Only if your planet is very sparsely populated in general and likely of pre-Iron Age development. Otherwise, with the exception of your waterless region, everywhere that could support habitation would. Other than the desert, your habitats are flush with surface fresh water and so it follows they'd be relatively flush with people.

Just the European share of the Roman Empire is estimated to have had a population between 20 and 30 million; the entire world population around 1 CE was around 230 million. On your moon-sized world that would be about 6 people per square km (230,000,000 / 3.793×107 km2).
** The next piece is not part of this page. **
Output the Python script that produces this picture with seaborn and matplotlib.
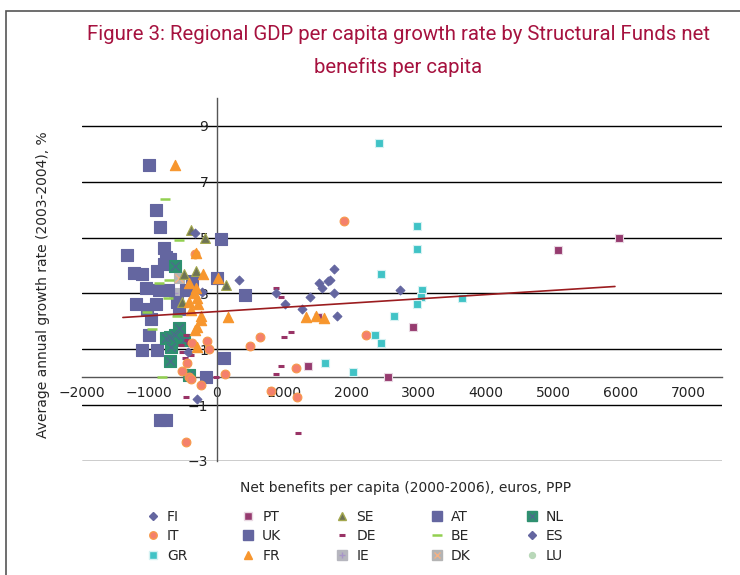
import numpy as np
import pandas as pd
import seaborn as sns
import matplotlib.pyplot as plt
from matplotlib.lines import Line2D
from matplotlib.patches import Rectangle

# values: x = net benefits per capita, y = growth rate (%)
fi_x = [-330, 330, -300, -420, -220]
fi_y = [5.18, 3.50, -0.79, 0.89, 3.05]

es_x = [878, 1012, 1265, 1384, 1518, 1562, 1652, 1741, 1682, 1741, 1786, 2723]
es_y = [3.00, 2.61, 2.46, 2.89, 3.39, 3.21, 3.46, 3.89, 3.50, 3.00, 2.18, 3.11]

pt_x = [5967, 5060, 2917, 2545, 1354, 1500]
pt_y = [5.00, 4.54, 1.79, 0.00, 0.39, 2.15]

gr_x = [2410, 2976, 2976, 2440, 3050, 3036, 2976, 3646, 2634, 2351, 2440, 2024, 1610]
gr_y = [8.39, 5.43, 4.61, 3.71, 3.14, 2.86, 2.64, 2.82, 2.18, 1.50, 1.21, 0.18, 0.50]

it_x = [1890, 2217, -327, -372, -149, -119, -446, -521, -417, -387, -238, 119,
        491, 640, 804, 1176, 1190, -461]
it_y = [5.61, 1.50, 4.43, 1.21, 1.29, 1.00, 0.50, 0.21, 0.00, -0.07, -0.29, 0.11,
        1.11, 1.43, -0.50, 0.32, -0.71, -2.32]

fr_x = [-625, -313, -208, 15, -417, -313, -342, -298, -417, -283, -387, -238,
        -238, -298, -327, -298, 164, 1324, 1473, 1592]
fr_y = [7.61, 4.46, 3.71, 3.57, 3.39, 3.21, 3.00, 2.82, 2.68, 2.64, 2.39, 2.21,
        2.04, 1.79, 1.68, 1.07, 2.14, 2.14, 2.18, 2.11]

se_x = [-387, -179, -491, -313, 134, -521]
se_y = [5.29, 5.00, 3.71, 3.82, 3.29, 2.70]

uk_x = [-1012, -908, -848, -1339, -789, -759, -699, -1235, -1116, -893, -789, -372,
        -1057, -863, -729, -461, -1205, -1042, -908, -595, -565, -982, -1012,
        -1116, -893, -848, -759]
uk_y = [7.61, 6.00, 5.39, 4.39, 4.64, 4.29, 4.25, 3.75, 3.71, 3.79, 4.07, 3.46,
        3.18, 3.11, 3.11, 3.14, 2.61, 2.46, 2.61, 2.68, 2.46, 2.07, 1.50,
        0.96, 0.96, -1.54, -1.54]

at_x = [60, 417, 104, -164, 0]
at_y = [4.96, 2.96, 0.68, 0.00, 3.57]

de_x = [878, 952, 997, 1101, 952, 878, 1205, -15, -461, -461, -446, -417, -521,
        -476, -446, -387, -536]
de_y = [3.21, 2.86, 1.43, 1.61, 0.39, 0.11, -2.00, 0.00, -0.71, 1.50, 1.32, 1.21,
        0.89, 0.68, 0.54, 0.79, 1.14]

be_x = [-774, -565, -863, -714, -1042, -729, -818, -967, -595]
be_y = [6.39, 4.93, 3.39, 3.50, 2.32, 2.82, 0.00, 1.71, 2.18]

nl_x = [-625, -565, -699, -759, -625, -684, -491, -699, -417]
nl_y = [4.00, 1.75, 1.43, 1.39, 1.50, 1.07, 1.32, 0.57, 0.07]

dk_x = [-565]
dk_y = [3.57]
ie_x = [-640]
ie_y = [3.00]
lu_x = [-900]
lu_y = [3.20]

# end points of the linear trendline as drawn in the chart
trend_x = [-1393, 5911]
trend_y = [2.14, 3.25]

legend_order = ["FI", "IT", "GR", "PT", "UK", "FR", "SE", "DE", "IE",
                "AT", "BE", "DK", "NL", "ES", "LU"]
draw_order = ["LU", "IE", "AT", "UK", "NL", "DK", "BE", "DE", "SE", "FI", "ES",
              "IT", "GR", "PT", "FR"]

series = {
    "FI": (fi_x, fi_y), "ES": (es_x, es_y), "PT": (pt_x, pt_y), "GR": (gr_x, gr_y),
    "IT": (it_x, it_y), "FR": (fr_x, fr_y), "SE": (se_x, se_y), "UK": (uk_x, uk_y),
    "AT": (at_x, at_y), "DE": (de_x, de_y), "BE": (be_x, be_y), "NL": (nl_x, nl_y),
    "DK": (dk_x, dk_y), "IE": (ie_x, ie_y), "LU": (lu_x, lu_y),
}
df = pd.concat([pd.DataFrame({"x": v[0], "y": v[1], "country": k})
                for k, v in series.items()], ignore_index=True)

slate = "#6466A0"
styles = {
    "FI": dict(marker="D", color=slate, edge=slate, s=20),
    "ES": dict(marker="D", color=slate, edge=slate, s=20),
    "PT": dict(marker="s", color="#963B6F", edge="#E9D9E3", s=40),
    "GR": dict(marker="s", color="#40C3C6", edge="#D6F2F3", s=40),
    "IT": dict(marker="o", color="#F4806C", edge="#F79A4A", s=40),
    "FR": dict(marker="^", color="#F7962E", edge="#F7962E", s=55),
    "SE": dict(marker="^", color="#6E7355", edge="#A4A84E", s=50),
    "UK": dict(marker="s", color=slate, edge=slate, s=70),
    "AT": dict(marker="s", color=slate, edge=slate, s=70),
    "DE": dict(marker="_", color="#993366", s=20, lw=2.2),
    "BE": dict(marker="_", color="#92D050", s=45, lw=1.8),
    "NL": dict(marker="s", color="#2E9070", edge="#2E9070", s=65, over="x", over_color="#4A6E8A"),
    "DK": dict(marker="s", color="#B4B4B4", edge="#B4B4B4", s=60, over="x", over_color="#F5B183"),
    "IE": dict(marker="s", color="#B6B6BE", edge="#B6B6BE", s=60, over="+", over_color="#A795C8"),
    "LU": dict(marker="o", color="#B9D8B9", edge="#B9D8B9", s=25),
}

sns.set_style("white")
plt.rcParams["font.family"] = ["DejaVu Sans"]

fig = plt.figure(figsize=(7.4, 5.75), dpi=100)
ax = fig.add_axes([82 / 740, 1 - 461 / 575, 640 / 740, 363 / 575])

for c in draw_order:
    st = styles[c]
    sub = df[df["country"] == c]
    if st["marker"] == "_":
        sns.scatterplot(data=sub, x="x", y="y", marker="_", color=st["color"],
                        s=st["s"], linewidth=st["lw"], ax=ax, legend=False, zorder=3)
    else:
        sns.scatterplot(data=sub, x="x", y="y", marker=st["marker"], color=st["color"],
                        edgecolor=st["edge"], s=st["s"], linewidth=0.8, ax=ax,
                        legend=False, zorder=3)
    if "over" in st:
        sns.scatterplot(data=sub, x="x", y="y", marker=st["over"], color=st["over_color"],
                        s=st["s"] * 0.6, linewidth=1.0, ax=ax, legend=False, zorder=3)

# linear trend
sns.lineplot(x=trend_x, y=trend_y, color="#9B1C1F", linewidth=1.2, ax=ax, zorder=4)

ax.set_xlim(-2000, 7500)
ax.set_ylim(-3, 10)
ax.set_xticks(range(-2000, 7001, 1000))
ax.set_yticks(range(-3, 10, 2))
ax.spines["left"].set_position(("data", 0))
ax.spines["bottom"].set_position(("data", 0))
ax.spines["top"].set_visible(False)
ax.spines["right"].set_visible(False)
for sp in ("left", "bottom"):
    ax.spines[sp].set_color("#555555")
    ax.spines[sp].set_linewidth(1.0)
ax.set_axisbelow(True)
ax.grid(axis="y", color="black", linewidth=1.0)
ax.grid(axis="x", visible=False)
ax.tick_params(axis="both", direction="inout", length=6, color="#555555",
               labelsize=10, labelcolor="#222222", pad=3)

ax.set_xlabel("Net benefits per capita (2000-2006), euros, PPP", fontsize=10)
ax.set_ylabel("Average annual growth rate (2003-2004), %", fontsize=10)
ax.xaxis.set_label_coords(0.505, -0.055)
ax.yaxis.set_label_coords(-0.05, 0.485)

title_font = ["Roboto", "DejaVu Sans"]
fig.text(0.538, 1 - 35 / 575, "Figure 3: Regional GDP per capita growth rate by Structural Funds net",
         ha="center", va="center", fontsize=14.7, color="#A6123F", family=title_font)
fig.text(0.538, 1 - 67 / 575, "benefits per capita",
         ha="center", va="center", fontsize=14.7, color="#A6123F", family=title_font)

# legend
handles = []
for c in legend_order:
    st = styles[c]
    if st["marker"] == "_":
        h = Line2D([], [], linestyle="none", marker="_", color=st["color"],
                   markersize=np.sqrt(st["s"]), markeredgewidth=st["lw"])
    else:
        h = Line2D([], [], linestyle="none", marker=st["marker"], markerfacecolor=st["color"],
                   markeredgecolor=st["edge"], markersize=np.sqrt(st["s"]) * 0.85)
    if "over" in st:
        h2 = Line2D([], [], linestyle="none", marker=st["over"], color=st["over_color"],
                    markersize=np.sqrt(st["s"]) * 0.6, markeredgewidth=1.0)
        h = (h, h2)
    handles.append(h)
fig.legend(handles, legend_order, ncol=5, loc="upper left",
           bbox_to_anchor=(146 / 740, 1 - 510 / 575), frameon=False, fontsize=10,
           handlelength=1.0, handletextpad=0.5, columnspacing=3.9,
           labelspacing=0.38, borderpad=0, borderaxespad=0)

fig.add_artist(Rectangle((6 / 740, -0.1), 1.2, 1 - 11 / 575 + 0.1, transform=fig.transFigure,
                         fill=False, edgecolor="#555555", linewidth=1.2))

fig.savefig("out.png", dpi=100)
Denser still if there's a significant portion hostile to life, but the rest is not.

Could a planet with this bizarre geography even exist at all?

This should have a second question and I will flag it as such, but to answer: No, not at all.

When it comes to generalized climate patterns on terrestrial planets they come in two species: free-spinning planets have bands mirrored at the equator, and tidally locked planets have stretched bull's eye (a so-called lobster pattern) oriented around their stellar axis. In both cases there is a thermal gradient connected to the surface relative to the sun. Your planet seems to have non-mirrored bands with no relation to the sun; roughly tropical, temperate, and arid, from south to north. Even if the arid waterless region were a substellar point on a tidally locked planet, you have a jungle around the antistellar point and a temperate forest between them.

Your tectonics are also highly suspect.